Where ‘personification’ falls short is when different people have different ideas about what that person represents, or different feelings towards a particular attribute. People see a personification through their own lens, giving their own interpretation and understanding.

If you describe your organisation as being like ‘the Queen’, for example, some people might interpret those attributes as dignified, honourable, or proud. But for someone else, the Queen might conjure up images of old, unapproachable, or out of touch.

Archetypes instead provide neutral, universal descriptions, timeless and global, using common language, relatable and understood by everybody.

A brand is about meaning. And BRANDING is about the management of that meaning. Archetypes give us a rich language which we can use to describe something that's quite intangible.

Defining, and refining, your brand from the inside out

If mission and vision are led by the C-suites who set the direction of the organisation, then it’s easy to compartmentalise purpose as part of culture and values and therefore the remit of the HR department. And brand gets placed in the marketing department box.

What should be happening is that purpose becomes the guiding principle that runs through the entire business. Purpose defines everything and unites everyone.

Purpose is not the domain of the C-Suite; culture is not led by the HR department; the brand is not a marketing initiative… but that's often what I see. In this case, there will be a disjoin.

Employees won’t feel engaged, marketing messages will feel ‘off’, HR initiatives won’t land and settle. I know of a business that has a Head of Happiness – and I know someone who works for them who is far from happy!

Delegating a Head of Happiness isn’t enough. Happiness, and fulfilment from work, comes from within, the staff feeling that what they are doing is meaningful and makes an important contribution.

Is your brand authentic?

If you have to say something's authentic, then it probably means it's not.

Purpose is an organisation’s reason for being.

Culture is the set of unwritten rules everyone follows to ensure that purpose is fulfilled.

Brand encapsulates the feel of the organisation and all its relationships.

Branding should, by definition, be authentic because it’s a reflection of everything the organisation is doing. If branding is not a true reflection of what's going on internally then it's just ‘stuck on’; it's just communications; it’s gloss -- like wrapping paper and a bow, covering over something that it's not.

As brands strive for differentiation, relevance and growth, a clear purpose brought to life in compelling ways is often the difference between success and failure."

Afdhel Aziz author of ‘Good is the new cool’

Long-lasting ROI returns

I often used to ask in presentations, “what's more important to businesses, to earn trust or to grow?” And it usually got quite different responses. People have different views on that.
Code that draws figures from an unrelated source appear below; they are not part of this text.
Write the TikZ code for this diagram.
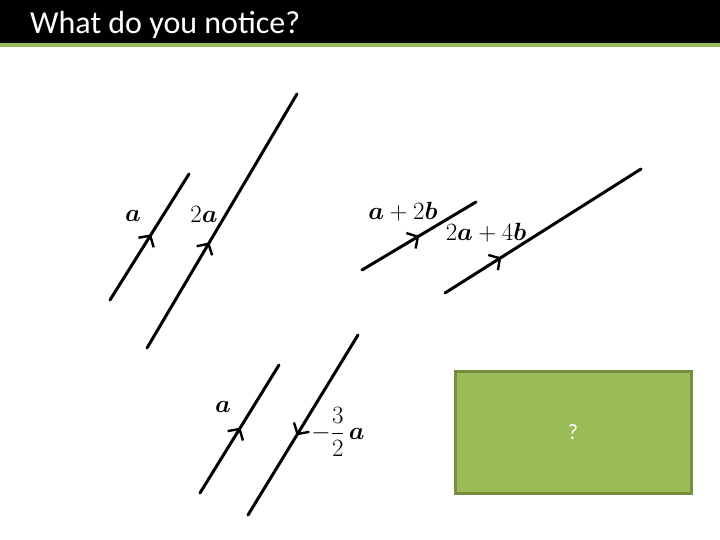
\documentclass[tikz,border=0pt]{standalone}
\usepackage{amsmath}
\usepackage{fontspec}
\newfontfamily\slidefont{Carlito}
\usetikzlibrary{decorations.markings}
\definecolor{slidegreen}{RGB}{155,187,89}
\definecolor{boxedge}{RGB}{118,142,62}
\tikzset{
  vec/.style={line width=3pt, line cap=round, decoration={markings,
      mark=at position #1 with {\draw[line width=2.4pt, line cap=butt, line join=miter]
        (-8pt,9pt) -- (0pt,0pt) -- (-8pt,-9pt);}},
      postaction={decorate}},
  vec/.default=0.5,
  lbl/.style={font=\fontsize{25}{30}\selectfont}
}
\begin{document}
\begin{tikzpicture}[x=1pt, y=-1pt]
  \useasboundingbox (0,0) rectangle (720,540);
  % header
  \fill[black] (0,0) rectangle (720,43);
  \fill[slidegreen] (0,43) rectangle (720,47);
  \node (title) [anchor=base west, white, inner sep=0, font=\slidefont\fontsize{32}{36}\selectfont] at (30,34) {What do you notice?};

  % a and 2a
  \coordinate (p1) at (110,300); \coordinate (q1) at (189,174);
  \coordinate (p2) at (147,348); \coordinate (q2) at (297,94);
  \draw[vec=0.51] (p1) -- (q1);
  \draw[vec=0.41] (p2) -- (q2);
  \node (la1) [lbl] at (133,216) {$\boldsymbol{a}$};
  \node (la2) [lbl] at (204,214) {$2\boldsymbol{a}$};

  % a+2b and 2a+4b
  \coordinate (p3) at (362,270); \coordinate (q3) at (476,202);
  \coordinate (p4) at (445,293); \coordinate (q4) at (641,169);
  \draw[vec=0.49] (p3) -- (q3);
  \draw[vec=0.28] (p4) -- (q4);
  \node (la3) [lbl] at (403,212) {$\boldsymbol{a}+2\boldsymbol{b}$};
  \node (la4) [lbl] at (486,233) {$2\boldsymbol{a}+4\boldsymbol{b}$};

  % a and -3/2 a
  \coordinate (p5) at (200,493); \coordinate (q5) at (279,365);
  \coordinate (p6) at (358,335); \coordinate (q6) at (248,515);
  \draw[vec=0.5] (p5) -- (q5);
  \draw[vec=0.55] (p6) -- (q6);
  \node (la5) [lbl] at (223,407) {$\boldsymbol{a}$};
  \node (la6) [lbl] at (338,432) {$-\dfrac{3}{2}\,\boldsymbol{a}$};

  % question box
  \node (ask) [fill=slidegreen, draw=boxedge, line width=3pt, minimum width=236pt, minimum height=122pt,
    text=white, font=\slidefont\fontsize{22}{26}\selectfont] at (573,432) {?};
\end{tikzpicture}
\end{document}
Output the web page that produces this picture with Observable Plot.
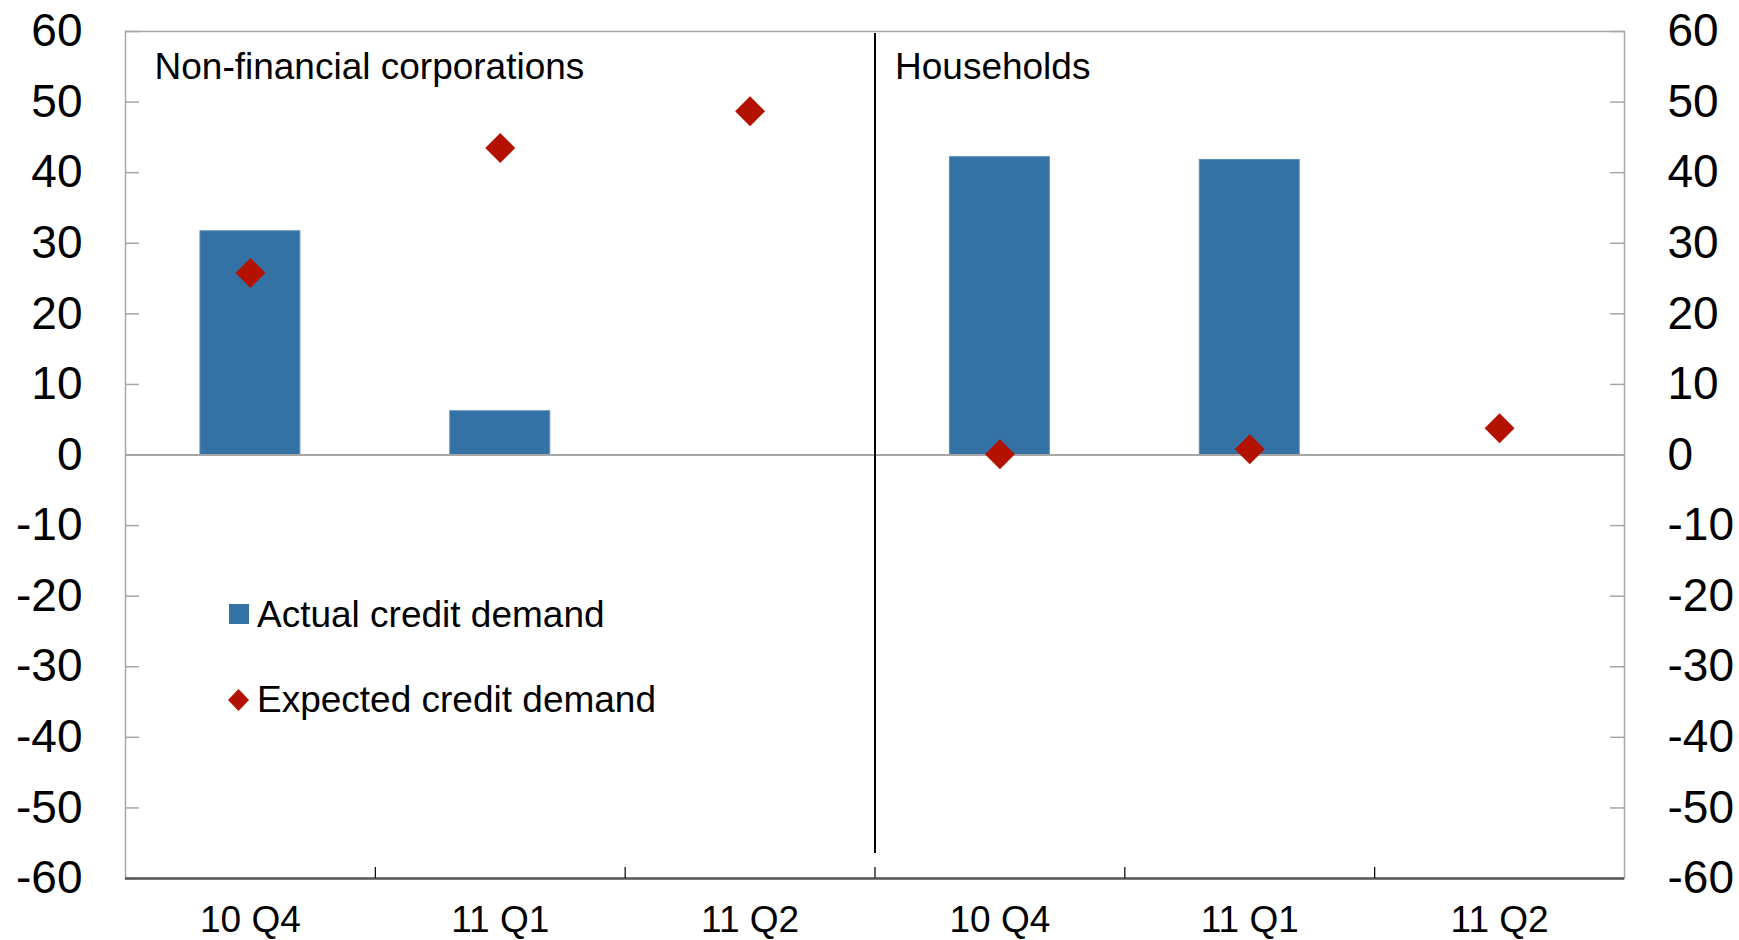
<!DOCTYPE html>
<html>
<head>
<meta charset="utf-8">
<script src="https://cdn.jsdelivr.net/npm/d3@7"></script>
<script src="https://cdn.jsdelivr.net/npm/@observablehq/plot@0.6"></script>
<style>
  html, body { margin: 0; padding: 0; background: #fff; }
  #chart { position: relative; width: 1739px; height: 940px; font-family: "Liberation Sans", Arial, sans-serif; }
  #legend { position: absolute; left: 0; top: 0; pointer-events: none; }
</style>
</head>
<body>
<div id="chart"></div>
<script>
// ---- data ----
const sectors = ["Non-financial corporations", "Households"];
const quarters = ["10 Q4", "11 Q1", "11 Q2"];
const actualNFC = [31.7, 6.2, null];
const expectedNFC = [25.8, 43.5, 48.7];
const actualHH = [42.2, 41.8, null];
const expectedHH = [0.1, 0.8, 3.8];
const yTicks = [-60, -50, -40, -30, -20, -10, 0, 10, 20, 30, 40, 50, 60];
const seriesNames = ["Actual credit demand", "Expected credit demand"];

// ---- build table ----
const rows = [];
[[actualNFC, expectedNFC], [actualHH, expectedHH]].forEach(([act, exp], s) => {
  quarters.forEach((q, j) => {
    rows.push({i: s * quarters.length + j, sector: sectors[s], quarter: q, actual: act[j], expected: exp[j]});
  });
});
const bars = rows.filter(d => d.actual != null);
const panelStarts = sectors.map((name, s) => ({name, start: s * quarters.length}));
const boundaries = d3.range(1, rows.length);

const BLUE = "#3472a6";
const RED = "#b41200";
const GRID = "#a6a6a6";

const plot = Plot.plot({
  width: 1739,
  height: 940,
  marginLeft: 125,
  marginRight: 115,
  marginTop: 31,
  marginBottom: 62,
  style: {fontFamily: "'Liberation Sans', Arial, sans-serif", background: "#fff", color: "#000"},
  x: {type: "linear", domain: [0, rows.length], axis: null, label: null},
  y: {domain: [-60, 60], axis: null, label: null},
  marks: [
    Plot.frame({stroke: GRID, strokeWidth: 1.5}),
    // inward y tick marks
    Plot.ruleY(yTicks, {stroke: GRID, strokeWidth: 1.5, insetRight: 1485}),
    Plot.ruleY(yTicks, {stroke: GRID, strokeWidth: 1.5, insetLeft: 1485}),
    // bars
    Plot.rectY(bars, {x1: d => d.i + 0.3, x2: d => d.i + 0.7, y1: 0, y2: "actual", fill: BLUE, stroke: "#5b8dbd", strokeWidth: 1}),
    // zero line
    Plot.ruleY([0], {stroke: GRID, strokeWidth: 2}),
    // panel divider
    Plot.ruleX([quarters.length], {stroke: "#000", strokeWidth: 2, insetTop: 2, insetBottom: 25}),
    // bottom axis line & category ticks
    Plot.ruleY([-60], {stroke: "#595959", strokeWidth: 2.5}),
    Plot.ruleX(boundaries, {stroke: "#000", strokeWidth: 1.2, insetTop: 836}),
    // diamonds
    Plot.dot(rows, {x: d => d.i + 0.5, y: "expected", symbol: "diamond2", r: 13.5, fill: RED, stroke: "none"}),
    // axes
    Plot.axisY(yTicks, {anchor: "left", label: null, tickSize: 0, tickPadding: 43, fontSize: 46, tickFormat: d => String(d)}),
    Plot.axisY(yTicks, {anchor: "right", label: null, tickSize: 0, tickPadding: 43, fontSize: 46, textAnchor: "start", tickFormat: d => String(d)}),
    Plot.axisX(rows.map(d => d.i + 0.5), {anchor: "bottom", label: null, tickSize: 0, tickPadding: 27, fontSize: 37, tickFormat: v => quarters[Math.floor(v) % quarters.length]}),
    // panel labels
    Plot.text(panelStarts.slice(0, 1), {x: "start", text: "name", frameAnchor: "top", lineAnchor: "top", textAnchor: "start", dx: 29, dy: 21, fontSize: 37, fill: "#000"}),
    Plot.text(panelStarts.slice(1), {x: "start", text: "name", frameAnchor: "top", lineAnchor: "top", textAnchor: "start", dx: 20, dy: 21, fontSize: 37, fill: "#000"})
  ]
});

const chart = document.getElementById("chart");
chart.appendChild(plot);

// ---- legend overlay ----
const lg = d3.select(chart).append("svg").attr("id", "legend").attr("width", 1739).attr("height", 940);
lg.append("rect").attr("x", 229).attr("y", 604).attr("width", 20).attr("height", 20).attr("fill", BLUE);
lg.append("path").attr("d", "M238.5,689 L249,700 L238.5,711 L228,700 Z").attr("fill", RED);
lg.selectAll("text").data(seriesNames).join("text")
  .attr("x", 257)
  .attr("y", (d, k) => k === 0 ? 627 : 712)
  .attr("font-size", 37)
  .attr("font-family", "'Liberation Sans', Arial, sans-serif")
  .attr("fill", "#000")
  .text(d => d);
</script>
</body>
</html>
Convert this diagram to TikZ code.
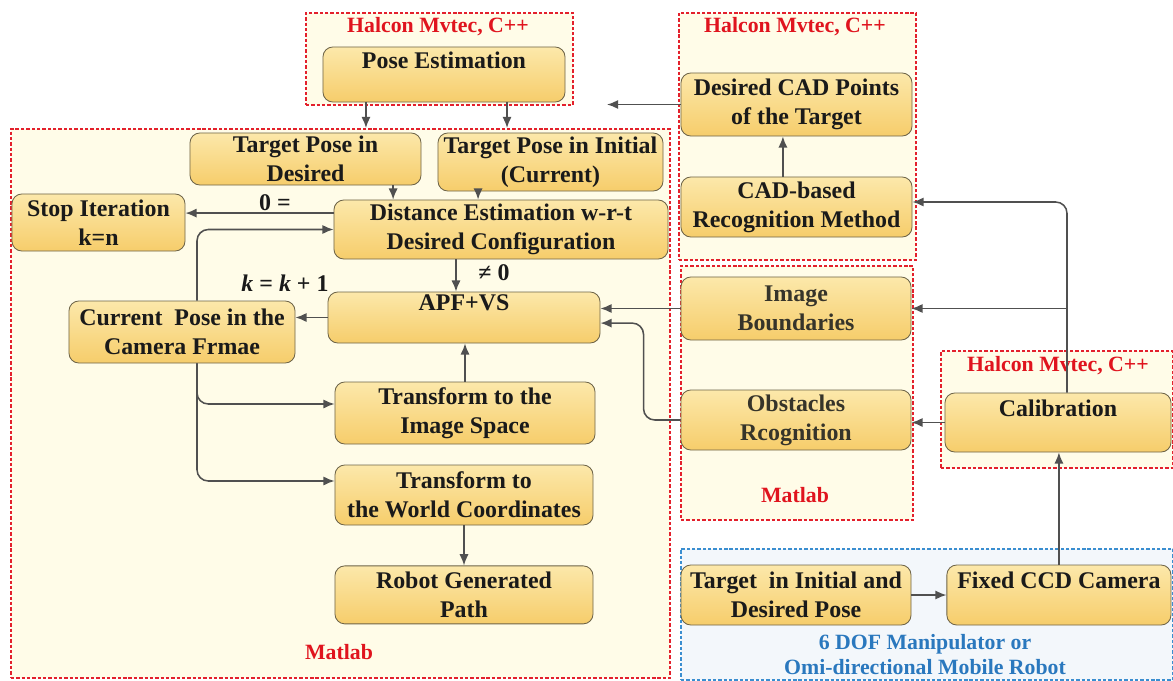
\documentclass[tikz,border=0pt]{standalone}
\usepackage{fontspec}
\setmainfont{Liberation Serif}
\usetikzlibrary{arrows.meta, positioning}
\definecolor{ink}{HTML}{1A1A1A}
\definecolor{soft}{HTML}{36342A}
\definecolor{wire}{HTML}{505050}
\definecolor{edge}{HTML}{6E6448}
\definecolor{goldtop}{HTML}{FCE8AA}
\definecolor{goldbot}{HTML}{F6CD6B}
\definecolor{cream}{HTML}{FFFCE8}
\definecolor{halred}{HTML}{E3202C}
\definecolor{robblue}{HTML}{3A8ED0}
\definecolor{robfill}{HTML}{F3F7FB}
\definecolor{labred}{HTML}{E0141E}
\definecolor{labblue}{HTML}{2A78BE}
\tikzset{
  blk/.style  ={draw=edge, line width=0.6pt, rounded corners=7pt,
                top color=goldtop, bottom color=goldbot, align=center,
                text=ink, inner sep=2pt,
                font=\bfseries\fontsize{17}{20.6}\selectfont},
  blks/.style ={blk, text=soft},
  zone/.style ={draw=halred, line width=1.3pt, dash pattern=on 2.4pt off 1.4pt,
                fill=cream, inner sep=0pt, anchor=north west},
  zoneb/.style={zone, draw=robblue, fill=robfill},
  tag/.style  ={font=\bfseries\fontsize{15.5}{17.8}\selectfont, text=labred, align=center},
  tagb/.style ={tag, text=labblue},
  cond/.style ={font=\bfseries\fontsize{17}{20}\selectfont, text=ink},
  flow/.style ={-{Latex[length=2.8mm,width=2.3mm]}, line width=1.1pt, draw=wire}
}
\begin{document}
\begin{tikzpicture}[x=0.025cm, y=-0.025cm]
  \useasboundingbox (0,0) rectangle (1173,680);

  % frames
  \node[zone,  minimum width=6.675cm, minimum height=2.3cm]   (fpose) at (305,12)  {};
  \node[zone,  minimum width=16.475cm, minimum height=13.725cm] (fmain) at (10,128) {};
  \node[zone,  minimum width=5.925cm, minimum height=6.175cm] (fcad)  at (678,12)  {};
  \node[zone,  minimum width=5.8cm,   minimum height=6.35cm]  (fmid)  at (680,265) {};
  \node[zone,  minimum width=5.8cm,   minimum height=2.925cm] (fcal)  at (940,350) {};
  \node[zoneb, minimum width=12.3cm,  minimum height=3.275cm] (frob)  at (680,548) {};

  \node[tag] (h1) at (438,27)  {Halcon Mvtec, C++};
  \node[tag] (h2) at (795,27)  {Halcon Mvtec, C++};
  \node[tag] (h3) at (1058,366) {Halcon Mvtec, C++};
  \node[tag] (m1) at (339,652) {Matlab};
  \node[tag] (m2) at (795,495) {Matlab};
  \node[tagb] (rob) at (925,655) {6 DOF Manipulator or\\Omi-directional Mobile Robot};

  % blocks
  \node[blk, minimum width=6.05cm,  minimum height=1.375cm] (pose)   at (444,74.5)   {Pose Estimation\\\mbox{}};
  \node[blk, minimum width=5.775cm, minimum height=1.3cm]   (tpd)    at (305.5,159)  {Target Pose in\\Desired};
  \node[blk, minimum width=5.625cm, minimum height=1.45cm]  (tpi)    at (550.5,162)  {Target Pose in Initial\\(Current)};
  \node[blk, minimum width=4.325cm, minimum height=1.425cm] (stop)   at (98.5,222.5) {Stop Iteration\\k=n};
  \node[blk, minimum width=8.35cm,  minimum height=1.475cm] (dist)   at (501,229.5)  {Distance Estimation w-r-t\\Desired Configuration};
  \node[blk, minimum width=6.8cm,   minimum height=1.275cm] (apf)    at (464,317.5)  {APF+VS\\\mbox{}};
  \node[blk, minimum width=5.65cm,  minimum height=1.55cm]  (cur)    at (182,332)    {Current\ \ Pose in the\\Camera Frmae};
  \node[blk, minimum width=6.5cm,   minimum height=1.55cm]  (timg)   at (465,413)    {Transform to the\\Image Space};
  \node[blk, minimum width=6.45cm,  minimum height=1.5cm]   (twld)   at (464,495)    {Transform to\\the World Coordinates};
  \node[blk, minimum width=6.45cm,  minimum height=1.45cm, below=1cm of twld] (path) {Robot Generated\\Path};

  \node[blk,  minimum width=5.775cm, minimum height=1.575cm] (cadpt)  at (796.5,104.5) {Desired CAD Points\\of the Target};
  \node[blk,  minimum width=5.775cm, minimum height=1.5cm]   (cadrec) at (796.5,207)   {CAD-based\\Recognition Method};
  \node[blks, minimum width=5.75cm,  minimum height=1.575cm] (imgb)   at (796,308.5)   {Image\\Boundaries};
  \node[blks, minimum width=5.75cm,  minimum height=1.5cm]   (obst)   at (796,420)     {Obstacles\\Rcognition};
  \node[blk,  minimum width=5.65cm,  minimum height=1.475cm] (calib)  at (1058,422.5)  {Calibration\\\mbox{}};
  \node[blk,  minimum width=5.75cm,  minimum height=1.5cm]   (tgt)    at (796,595)     {Target\ \ in Initial and\\Desired Pose};
  \node[blk,  minimum width=5.6cm,   minimum height=1.5cm, right=0.875cm of tgt] (ccd) {Fixed CCD Camera\\\mbox{}};

  \node[cond] (c0) at (275,203) {0 =};
  \node[cond] (ck) at (285,283) {\textit{k}\ =\ \textit{k}\ +\ 1};
  \node[cond] (cn) at (494,273) {≠ 0};

  \coordinate (cadout) at (607,104.5);

  % connectors
  \draw[flow] ([xshift=-1.95cm]pose.south) -- ([xshift=-1.95cm]pose.south |- fmain.north);
  \draw[flow] ([xshift=1.575cm]pose.south) -- ([xshift=1.575cm]pose.south |- fmain.north);
  \draw[flow] (cadpt.west) -- (cadout);
  \draw[flow] ([xshift=2.19cm]tpd.south) -- ([xshift=2.19cm]tpd.south |- dist.north);
  \draw[flow] ([xshift=-1.81cm]tpi.south) -- ([xshift=-1.81cm]tpi.south |- dist.north);
  \draw[flow] ([yshift=0.41cm]dist.west) -- ([yshift=0.41cm]dist.west -| stop.east);
  \draw[flow, rounded corners=8pt] ([xshift=0.375cm]cur.north) |- (dist.west);
  \draw[flow] ([xshift=-1.125cm]dist.south) -- ([xshift=-1.125cm]dist.south |- apf.north);
  \draw[flow] (apf.west) -- (apf.west -| cur.east);
  \draw[flow] (timg.north) -- (timg.north |- apf.south);
  \draw[flow, rounded corners=8pt] ([xshift=0.375cm]cur.south) |- ([yshift=0.225cm]timg.west);
  \draw[flow, rounded corners=8pt] ([xshift=0.375cm]cur.south) |- ([yshift=0.35cm]twld.west);
  \draw[flow] (twld.south) -- (path.north);
  \draw[flow] (imgb.west) -- (imgb.west -| apf.east);
  \draw[flow, rounded corners=8pt] (obst.west) -- ++(-0.925cm,0) |- ([yshift=-0.14cm]apf.east);
  \draw[flow] ([xshift=-0.34cm]cadrec.north) -- ([xshift=-0.34cm]cadrec.north |- cadpt.south);
  \draw[flow, rounded corners=8pt] ([xshift=0.225cm]calib.north) |- ([yshift=0.125cm]cadrec.east);
  \draw[flow] ([xshift=0.225cm]calib.north |- imgb.east) -- (imgb.east);
  \draw[flow] (calib.west) -- (calib.west -| obst.east);
  \draw[flow] (ccd.north) -- (ccd.north |- calib.south);
  \draw[flow] (tgt.east) -- (ccd.west);
\end{tikzpicture}
\end{document}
These days I reframe that question, as increasingly a thriving, healthy business isn’t about growth as an end in itself – if nothing else climate change and biodiversity loss won’t allow that. As we have discussed other metrics and impact are just as important.

But one thing is clear, if you set the ambition for the brand to harness trust then a thriving business will follow, because you’ll attract customers (and employees) who hold the same values.

A brand can bring people together, aligning them to support the business as part of a movement they believe in. We’re familiar with the term ‘cause marketing’ when a brand issues a call to action around a social cause. People choose, and stay loyal to, brands that support their own values, beliefs and desires. Price points change, values typically don’t.

Which is why organisations with a strong brand, that reflects a clear purpose, will enjoy returns over a longer period of time. In his book ‘The Infinite Game’ Simon Senek proposes that there are no winners and losers in business, as business is infinite. Business is *not* a game where full time is called and a winner is declared. You can choose a finite mindset or an infinite mindset. Typically, finance people measure things in quarters and financial years, but building trust is a long game, and you have to be determined, you have to consistently behave in a way that matches what you're communicating. 

The purpose of your brand is to represent your purpose."

Michael Kouly

Your organisation’s consistent, reliable, dependable drive to fulfil the organisational purpose – powered by culture, captured in brand, and reflected by branding – is what ultimately garners trust and delivers a sustainable, long-lasting thriving business.